**Stated goal**
Transcribe all of the material below word for word and leave out its pictures.

+ + +

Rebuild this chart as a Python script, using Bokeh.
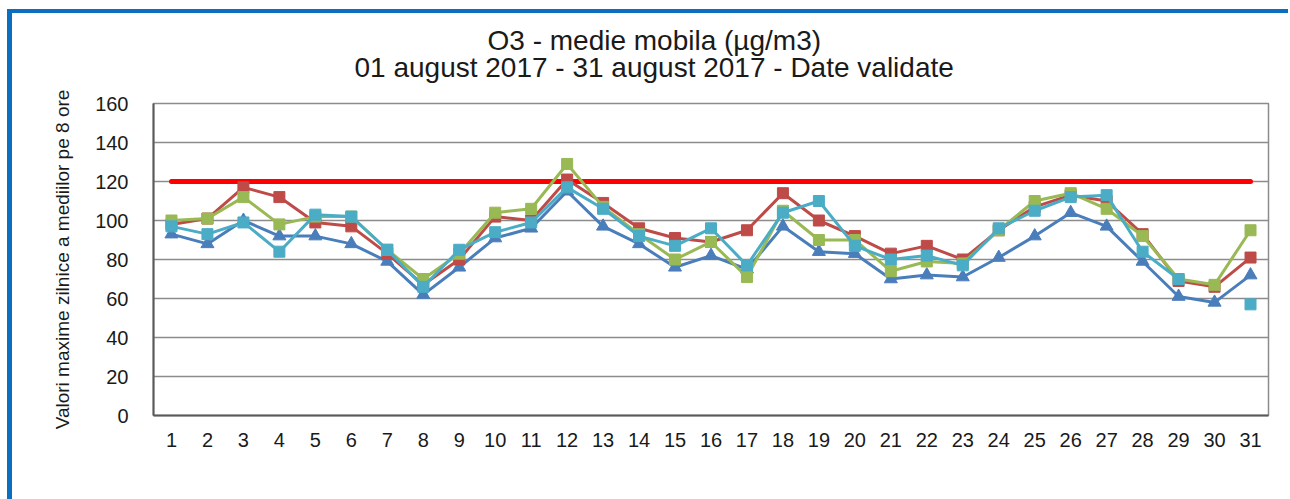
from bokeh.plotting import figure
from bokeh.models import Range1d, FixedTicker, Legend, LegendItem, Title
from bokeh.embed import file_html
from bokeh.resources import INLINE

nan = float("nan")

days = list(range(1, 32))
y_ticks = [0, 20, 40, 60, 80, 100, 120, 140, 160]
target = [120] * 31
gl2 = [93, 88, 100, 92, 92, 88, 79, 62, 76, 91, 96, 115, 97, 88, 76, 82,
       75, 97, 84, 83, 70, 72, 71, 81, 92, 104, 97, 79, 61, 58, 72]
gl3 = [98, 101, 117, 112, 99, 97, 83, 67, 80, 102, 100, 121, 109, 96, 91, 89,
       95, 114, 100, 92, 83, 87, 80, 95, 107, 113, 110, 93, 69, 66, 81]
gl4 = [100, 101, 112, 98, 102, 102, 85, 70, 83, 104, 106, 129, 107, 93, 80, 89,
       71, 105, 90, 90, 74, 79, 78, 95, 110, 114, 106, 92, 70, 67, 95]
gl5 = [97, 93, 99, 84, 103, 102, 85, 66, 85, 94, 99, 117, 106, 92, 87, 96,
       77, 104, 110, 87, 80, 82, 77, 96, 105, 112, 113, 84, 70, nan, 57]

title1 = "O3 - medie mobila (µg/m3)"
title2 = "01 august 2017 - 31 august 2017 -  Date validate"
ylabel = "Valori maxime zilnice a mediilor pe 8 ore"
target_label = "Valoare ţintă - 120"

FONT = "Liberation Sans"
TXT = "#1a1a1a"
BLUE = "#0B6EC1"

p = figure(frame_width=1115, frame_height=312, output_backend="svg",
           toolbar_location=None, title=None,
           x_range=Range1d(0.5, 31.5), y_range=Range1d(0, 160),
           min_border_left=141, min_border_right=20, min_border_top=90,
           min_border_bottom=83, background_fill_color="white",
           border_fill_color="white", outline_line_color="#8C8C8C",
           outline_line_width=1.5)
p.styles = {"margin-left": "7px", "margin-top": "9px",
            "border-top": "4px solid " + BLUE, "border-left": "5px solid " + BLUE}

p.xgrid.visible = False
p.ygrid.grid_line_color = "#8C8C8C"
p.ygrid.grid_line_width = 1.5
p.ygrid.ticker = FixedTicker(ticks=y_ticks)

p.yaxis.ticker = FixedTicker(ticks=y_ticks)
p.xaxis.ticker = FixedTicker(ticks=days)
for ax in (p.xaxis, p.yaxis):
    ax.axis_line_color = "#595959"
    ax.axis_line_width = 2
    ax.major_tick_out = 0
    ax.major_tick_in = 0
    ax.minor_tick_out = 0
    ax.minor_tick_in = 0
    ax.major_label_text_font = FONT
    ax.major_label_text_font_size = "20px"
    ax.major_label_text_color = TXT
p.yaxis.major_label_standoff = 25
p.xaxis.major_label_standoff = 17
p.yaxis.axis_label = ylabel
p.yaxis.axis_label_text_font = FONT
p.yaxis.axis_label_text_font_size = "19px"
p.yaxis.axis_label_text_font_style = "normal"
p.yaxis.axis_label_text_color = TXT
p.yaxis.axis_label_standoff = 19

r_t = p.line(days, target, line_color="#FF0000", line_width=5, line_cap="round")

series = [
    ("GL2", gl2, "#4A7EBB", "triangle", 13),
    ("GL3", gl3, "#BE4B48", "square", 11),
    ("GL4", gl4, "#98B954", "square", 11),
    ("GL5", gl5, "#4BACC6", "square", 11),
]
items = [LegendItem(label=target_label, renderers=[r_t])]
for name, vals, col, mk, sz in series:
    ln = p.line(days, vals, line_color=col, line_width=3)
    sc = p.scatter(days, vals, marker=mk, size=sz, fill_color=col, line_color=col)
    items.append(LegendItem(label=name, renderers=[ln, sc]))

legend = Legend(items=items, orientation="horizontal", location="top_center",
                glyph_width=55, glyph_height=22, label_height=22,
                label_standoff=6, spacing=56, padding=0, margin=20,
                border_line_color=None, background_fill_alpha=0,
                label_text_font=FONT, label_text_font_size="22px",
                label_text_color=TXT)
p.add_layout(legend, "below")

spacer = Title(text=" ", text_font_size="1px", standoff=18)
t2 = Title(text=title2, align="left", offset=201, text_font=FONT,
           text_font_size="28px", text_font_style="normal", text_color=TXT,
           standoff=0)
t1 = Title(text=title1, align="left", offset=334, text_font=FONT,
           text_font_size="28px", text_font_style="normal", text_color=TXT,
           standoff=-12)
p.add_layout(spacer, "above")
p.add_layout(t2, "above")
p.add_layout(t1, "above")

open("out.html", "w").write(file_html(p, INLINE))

+ + +

**Response to this task**
Rebuild this chart as a Python script, using Bokeh.
from bokeh.plotting import figure
from bokeh.models import Range1d, FixedTicker, Legend, LegendItem, Title
from bokeh.embed import file_html
from bokeh.resources import INLINE

nan = float("nan")

days = list(range(1, 32))
y_ticks = [0, 20, 40, 60, 80, 100, 120, 140, 160]
target = [120] * 31
gl2 = [93, 88, 100, 92, 92, 88, 79, 62, 76, 91, 96, 115, 97, 88, 76, 82,
       75, 97, 84, 83, 70, 72, 71, 81, 92, 104, 97, 79, 61, 58, 72]
gl3 = [98, 101, 117, 112, 99, 97, 83, 67, 80, 102, 100, 121, 109, 96, 91, 89,
       95, 114, 100, 92, 83, 87, 80, 95, 107, 113, 110, 93, 69, 66, 81]
gl4 = [100, 101, 112, 98, 102, 102, 85, 70, 83, 104, 106, 129, 107, 93, 80, 89,
       71, 105, 90, 90, 74, 79, 78, 95, 110, 114, 106, 92, 70, 67, 95]
gl5 = [97, 93, 99, 84, 103, 102, 85, 66, 85, 94, 99, 117, 106, 92, 87, 96,
       77, 104, 110, 87, 80, 82, 77, 96, 105, 112, 113, 84, 70, nan, 57]

title1 = "O3 - medie mobila (µg/m3)"
title2 = "01 august 2017 - 31 august 2017 -  Date validate"
ylabel = "Valori maxime zilnice a mediilor pe 8 ore"
target_label = "Valoare ţintă - 120"

FONT = "Liberation Sans"
TXT = "#1a1a1a"
BLUE = "#0B6EC1"

p = figure(frame_width=1115, frame_height=312, output_backend="svg",
           toolbar_location=None, title=None,
           x_range=Range1d(0.5, 31.5), y_range=Range1d(0, 160),
           min_border_left=141, min_border_right=20, min_border_top=90,
           min_border_bottom=83, background_fill_color="white",
           border_fill_color="white", outline_line_color="#8C8C8C",
           outline_line_width=1.5)
p.styles = {"margin-left": "7px", "margin-top": "9px",
            "border-top": "4px solid " + BLUE, "border-left": "5px solid " + BLUE}

p.xgrid.visible = False
p.ygrid.grid_line_color = "#8C8C8C"
p.ygrid.grid_line_width = 1.5
p.ygrid.ticker = FixedTicker(ticks=y_ticks)

p.yaxis.ticker = FixedTicker(ticks=y_ticks)
p.xaxis.ticker = FixedTicker(ticks=days)
for ax in (p.xaxis, p.yaxis):
    ax.axis_line_color = "#595959"
    ax.axis_line_width = 2
    ax.major_tick_out = 0
    ax.major_tick_in = 0
    ax.minor_tick_out = 0
    ax.minor_tick_in = 0
    ax.major_label_text_font = FONT
    ax.major_label_text_font_size = "20px"
    ax.major_label_text_color = TXT
p.yaxis.major_label_standoff = 25
p.xaxis.major_label_standoff = 17
p.yaxis.axis_label = ylabel
p.yaxis.axis_label_text_font = FONT
p.yaxis.axis_label_text_font_size = "19px"
p.yaxis.axis_label_text_font_style = "normal"
p.yaxis.axis_label_text_color = TXT
p.yaxis.axis_label_standoff = 19

r_t = p.line(days, target, line_color="#FF0000", line_width=5, line_cap="round")

series = [
    ("GL2", gl2, "#4A7EBB", "triangle", 13),
    ("GL3", gl3, "#BE4B48", "square", 11),
    ("GL4", gl4, "#98B954", "square", 11),
    ("GL5", gl5, "#4BACC6", "square", 11),
]
items = [LegendItem(label=target_label, renderers=[r_t])]
for name, vals, col, mk, sz in series:
    ln = p.line(days, vals, line_color=col, line_width=3)
    sc = p.scatter(days, vals, marker=mk, size=sz, fill_color=col, line_color=col)
    items.append(LegendItem(label=name, renderers=[ln, sc]))

legend = Legend(items=items, orientation="horizontal", location="top_center",
                glyph_width=55, glyph_height=22, label_height=22,
                label_standoff=6, spacing=56, padding=0, margin=20,
                border_line_color=None, background_fill_alpha=0,
                label_text_font=FONT, label_text_font_size="22px",
                label_text_color=TXT)
p.add_layout(legend, "below")

spacer = Title(text=" ", text_font_size="1px", standoff=18)
t2 = Title(text=title2, align="left", offset=201, text_font=FONT,
           text_font_size="28px", text_font_style="normal", text_color=TXT,
           standoff=0)
t1 = Title(text=title1, align="left", offset=334, text_font=FONT,
           text_font_size="28px", text_font_style="normal", text_color=TXT,
           standoff=-12)
p.add_layout(spacer, "above")
p.add_layout(t2, "above")
p.add_layout(t1, "above")

open("out.html", "w").write(file_html(p, INLINE))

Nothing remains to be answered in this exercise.